Joven de familia ultracatólica, de madre predicadora y hermana casi monja sempiterna biblia en mano, se dispone a liberarse de las ataduras virginales impuestas por su casa y su homosexual novio. Suena apetecible, ¿verdad? Así conocemos a Tracey, nuestro nuevo icono de la comedia, que cual recién salida de un coma con mentalidad de primer San Andrés, emprende el maravilloso viaje de la realización vaginal en la cara menos glamurosa del Reino Unido.
Chewing Gum es el resultado de mezclar New Girl, Broad City y el fish and chips más barato, grasiento y pornográficamente instagrameable que encuentres en Londres. Comedia de autor, escrita y protagonizada por una Michaela Coel que demuestra por qué la televisión necesita con urgencia imperativa más guionistas que sean capaces de encarnar a sus propios personajes. Llámemoslo Escuela Lena Dunham de Toma y Conquista del Cosmos, por no repetir la etiqueta de “voz de su generación” en el actual estado de coral polifónica catódica en la que estamos inmersos desde que nos sacamos de la manga el concepto.

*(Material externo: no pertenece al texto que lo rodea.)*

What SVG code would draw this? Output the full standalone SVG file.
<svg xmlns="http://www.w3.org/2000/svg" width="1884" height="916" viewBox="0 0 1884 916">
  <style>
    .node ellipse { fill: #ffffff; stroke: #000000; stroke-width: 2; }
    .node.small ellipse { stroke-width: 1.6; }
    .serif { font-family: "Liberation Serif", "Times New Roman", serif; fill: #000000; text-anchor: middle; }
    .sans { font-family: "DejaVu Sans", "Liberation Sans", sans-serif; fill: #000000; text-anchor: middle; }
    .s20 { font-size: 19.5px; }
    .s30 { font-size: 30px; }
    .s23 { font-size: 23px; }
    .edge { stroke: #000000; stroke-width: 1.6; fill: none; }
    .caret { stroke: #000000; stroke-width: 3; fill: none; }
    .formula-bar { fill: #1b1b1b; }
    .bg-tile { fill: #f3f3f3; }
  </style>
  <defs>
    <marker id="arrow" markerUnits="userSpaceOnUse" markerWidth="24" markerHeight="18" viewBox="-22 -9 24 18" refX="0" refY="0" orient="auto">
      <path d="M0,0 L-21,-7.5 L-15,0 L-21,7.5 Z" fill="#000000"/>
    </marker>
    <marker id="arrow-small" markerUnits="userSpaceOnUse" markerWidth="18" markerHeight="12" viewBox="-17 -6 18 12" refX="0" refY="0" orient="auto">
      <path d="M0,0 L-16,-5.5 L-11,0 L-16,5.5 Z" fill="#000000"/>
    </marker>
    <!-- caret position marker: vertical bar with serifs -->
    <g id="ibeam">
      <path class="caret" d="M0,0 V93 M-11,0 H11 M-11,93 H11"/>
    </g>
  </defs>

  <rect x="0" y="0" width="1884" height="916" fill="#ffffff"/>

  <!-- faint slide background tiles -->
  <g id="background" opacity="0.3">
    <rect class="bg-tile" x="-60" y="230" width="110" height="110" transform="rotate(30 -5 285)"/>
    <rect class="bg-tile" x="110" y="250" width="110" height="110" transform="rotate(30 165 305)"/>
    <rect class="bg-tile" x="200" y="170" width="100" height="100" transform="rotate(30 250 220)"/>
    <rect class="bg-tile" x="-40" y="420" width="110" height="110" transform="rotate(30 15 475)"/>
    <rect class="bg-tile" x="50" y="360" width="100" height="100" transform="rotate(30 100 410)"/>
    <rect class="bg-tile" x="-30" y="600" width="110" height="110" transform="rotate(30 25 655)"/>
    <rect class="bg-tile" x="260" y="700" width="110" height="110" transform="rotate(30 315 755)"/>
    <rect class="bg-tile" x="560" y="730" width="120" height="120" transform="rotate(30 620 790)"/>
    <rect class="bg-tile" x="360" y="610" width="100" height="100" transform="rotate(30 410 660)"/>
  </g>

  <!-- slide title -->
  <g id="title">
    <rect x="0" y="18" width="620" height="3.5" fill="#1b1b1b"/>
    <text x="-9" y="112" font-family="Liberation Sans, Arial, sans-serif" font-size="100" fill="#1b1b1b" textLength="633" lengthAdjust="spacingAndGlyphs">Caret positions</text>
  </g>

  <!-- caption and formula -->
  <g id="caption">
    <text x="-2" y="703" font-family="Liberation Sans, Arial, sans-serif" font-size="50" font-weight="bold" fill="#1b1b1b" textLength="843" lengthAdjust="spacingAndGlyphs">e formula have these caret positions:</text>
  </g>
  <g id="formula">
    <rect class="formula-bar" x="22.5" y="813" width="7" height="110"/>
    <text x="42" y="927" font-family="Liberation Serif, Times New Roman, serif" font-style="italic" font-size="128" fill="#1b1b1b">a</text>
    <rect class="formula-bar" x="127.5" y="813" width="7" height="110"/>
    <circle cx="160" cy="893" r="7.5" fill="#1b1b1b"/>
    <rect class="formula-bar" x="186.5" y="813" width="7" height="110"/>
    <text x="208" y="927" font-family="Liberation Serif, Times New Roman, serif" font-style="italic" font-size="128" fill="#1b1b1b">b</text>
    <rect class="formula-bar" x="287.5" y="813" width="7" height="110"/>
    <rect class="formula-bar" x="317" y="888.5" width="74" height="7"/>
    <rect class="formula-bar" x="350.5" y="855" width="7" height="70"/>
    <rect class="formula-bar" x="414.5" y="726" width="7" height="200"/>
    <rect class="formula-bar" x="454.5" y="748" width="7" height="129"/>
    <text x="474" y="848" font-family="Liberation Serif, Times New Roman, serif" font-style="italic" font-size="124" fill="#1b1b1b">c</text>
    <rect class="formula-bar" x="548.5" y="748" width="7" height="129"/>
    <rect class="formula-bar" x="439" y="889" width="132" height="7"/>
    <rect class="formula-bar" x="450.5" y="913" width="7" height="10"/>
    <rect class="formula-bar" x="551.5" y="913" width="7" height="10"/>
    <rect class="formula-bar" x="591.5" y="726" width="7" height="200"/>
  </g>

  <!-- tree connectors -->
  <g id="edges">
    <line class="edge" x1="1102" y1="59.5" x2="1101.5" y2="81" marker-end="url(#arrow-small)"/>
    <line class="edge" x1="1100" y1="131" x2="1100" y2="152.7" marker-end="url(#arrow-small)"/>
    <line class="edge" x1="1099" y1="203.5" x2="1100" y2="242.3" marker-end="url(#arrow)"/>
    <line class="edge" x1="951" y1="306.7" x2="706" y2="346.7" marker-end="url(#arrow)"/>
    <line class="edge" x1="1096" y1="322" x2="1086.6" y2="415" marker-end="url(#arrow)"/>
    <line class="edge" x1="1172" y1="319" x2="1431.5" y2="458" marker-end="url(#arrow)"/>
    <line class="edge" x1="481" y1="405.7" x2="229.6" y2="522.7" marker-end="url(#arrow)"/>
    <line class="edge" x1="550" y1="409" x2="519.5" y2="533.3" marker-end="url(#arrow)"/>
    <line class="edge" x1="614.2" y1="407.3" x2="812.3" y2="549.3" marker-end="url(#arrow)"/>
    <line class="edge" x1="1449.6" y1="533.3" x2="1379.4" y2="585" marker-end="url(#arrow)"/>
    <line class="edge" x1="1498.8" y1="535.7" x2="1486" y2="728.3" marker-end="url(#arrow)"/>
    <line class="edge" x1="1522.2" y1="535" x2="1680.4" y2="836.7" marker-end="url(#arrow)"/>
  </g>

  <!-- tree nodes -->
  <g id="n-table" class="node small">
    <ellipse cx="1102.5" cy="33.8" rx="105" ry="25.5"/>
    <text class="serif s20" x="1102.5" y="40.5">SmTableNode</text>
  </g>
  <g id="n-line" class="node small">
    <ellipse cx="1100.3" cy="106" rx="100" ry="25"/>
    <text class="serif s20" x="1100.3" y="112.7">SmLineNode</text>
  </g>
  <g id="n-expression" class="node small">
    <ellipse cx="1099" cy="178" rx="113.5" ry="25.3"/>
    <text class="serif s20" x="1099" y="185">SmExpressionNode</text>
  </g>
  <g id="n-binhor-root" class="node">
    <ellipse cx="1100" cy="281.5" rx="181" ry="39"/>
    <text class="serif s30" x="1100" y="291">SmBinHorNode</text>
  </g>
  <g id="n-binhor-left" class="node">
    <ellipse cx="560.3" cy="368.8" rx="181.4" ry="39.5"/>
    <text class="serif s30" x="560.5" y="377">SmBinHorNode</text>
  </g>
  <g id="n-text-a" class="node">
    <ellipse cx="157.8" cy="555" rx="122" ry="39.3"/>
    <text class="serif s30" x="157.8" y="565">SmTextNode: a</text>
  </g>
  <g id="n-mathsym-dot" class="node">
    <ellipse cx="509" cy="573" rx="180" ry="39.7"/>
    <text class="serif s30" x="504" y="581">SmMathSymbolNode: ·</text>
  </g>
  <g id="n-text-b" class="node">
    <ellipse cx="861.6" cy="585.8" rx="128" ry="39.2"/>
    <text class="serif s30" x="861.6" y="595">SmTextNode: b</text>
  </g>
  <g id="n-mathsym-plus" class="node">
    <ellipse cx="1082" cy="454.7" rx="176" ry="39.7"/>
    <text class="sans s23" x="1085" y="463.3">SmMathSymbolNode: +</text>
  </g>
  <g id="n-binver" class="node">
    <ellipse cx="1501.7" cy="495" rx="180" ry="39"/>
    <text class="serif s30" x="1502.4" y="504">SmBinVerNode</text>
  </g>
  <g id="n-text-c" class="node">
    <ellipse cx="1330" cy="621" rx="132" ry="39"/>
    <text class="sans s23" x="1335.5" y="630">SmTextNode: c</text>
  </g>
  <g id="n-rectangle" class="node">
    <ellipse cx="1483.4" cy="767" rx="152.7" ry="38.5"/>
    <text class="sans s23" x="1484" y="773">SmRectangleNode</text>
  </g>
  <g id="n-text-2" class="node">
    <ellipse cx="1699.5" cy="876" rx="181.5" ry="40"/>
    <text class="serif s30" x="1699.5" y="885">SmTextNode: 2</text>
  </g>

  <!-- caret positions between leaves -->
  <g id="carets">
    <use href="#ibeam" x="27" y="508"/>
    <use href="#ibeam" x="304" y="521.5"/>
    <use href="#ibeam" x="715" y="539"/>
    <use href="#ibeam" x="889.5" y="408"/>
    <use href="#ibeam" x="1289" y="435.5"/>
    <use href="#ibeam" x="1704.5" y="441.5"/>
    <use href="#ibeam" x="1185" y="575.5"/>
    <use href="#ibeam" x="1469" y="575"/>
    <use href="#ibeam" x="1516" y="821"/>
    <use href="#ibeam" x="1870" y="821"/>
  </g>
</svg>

Tracey representa la extravagancia de color de rosa en un universo demasiado pútrido para su pequeño tamaño. Inocente, cándida, pero a la vez una superviviente que va saliendo de su histriónico caparazón a lo largo de la primera temporada. Es este despertar no sólo sexual sino existencial el que la lleva a pasearse por situaciones no particularmente innovadoras, pero tratadas desde una perspectiva tan única como su carácter.
Desde escapar de una relación abusiva a explorar una carrera más allá del humilde ultramarinos que regenta, pasando por el siempre fantástico mundo del incesto casual, Chewing Gum rápidamente destaca como pequeña gran ficción que te roba el corazón desde el minuto uno. Conquistando a cualquier hijo de vecino e incluyendo a la Academia Británica que premió el año pasado a la Coel como mejor actriz de comedia y talento revelación. Argumentos de autoridad.
No hay más que halagos en los que deshacernos para la que sin duda es una de esas series que no entendemos por qué es tan desconocida. Por el plantel de sui géneris secundarios que perfectamente complementan a la estrella del espectáculo, por su sentido del humor entre lo fresco y lo sórdido y por suponer una lección de humildad: una ficción sin nombres demostrando que es más hábil que ninguna para regalar media hora tras media hora de risas inesperadas.
La breve locura de primera temporada que se emitió en 2015 fue renovada por una segunda que se acaba de estrenar hace dos semanas y que promete la misma brillantez. Esos seis episodios iniciales están disponibles ya en Netflix, por si os apetece pegaros un homenaje de tres horas de happy place y felaciones nasales.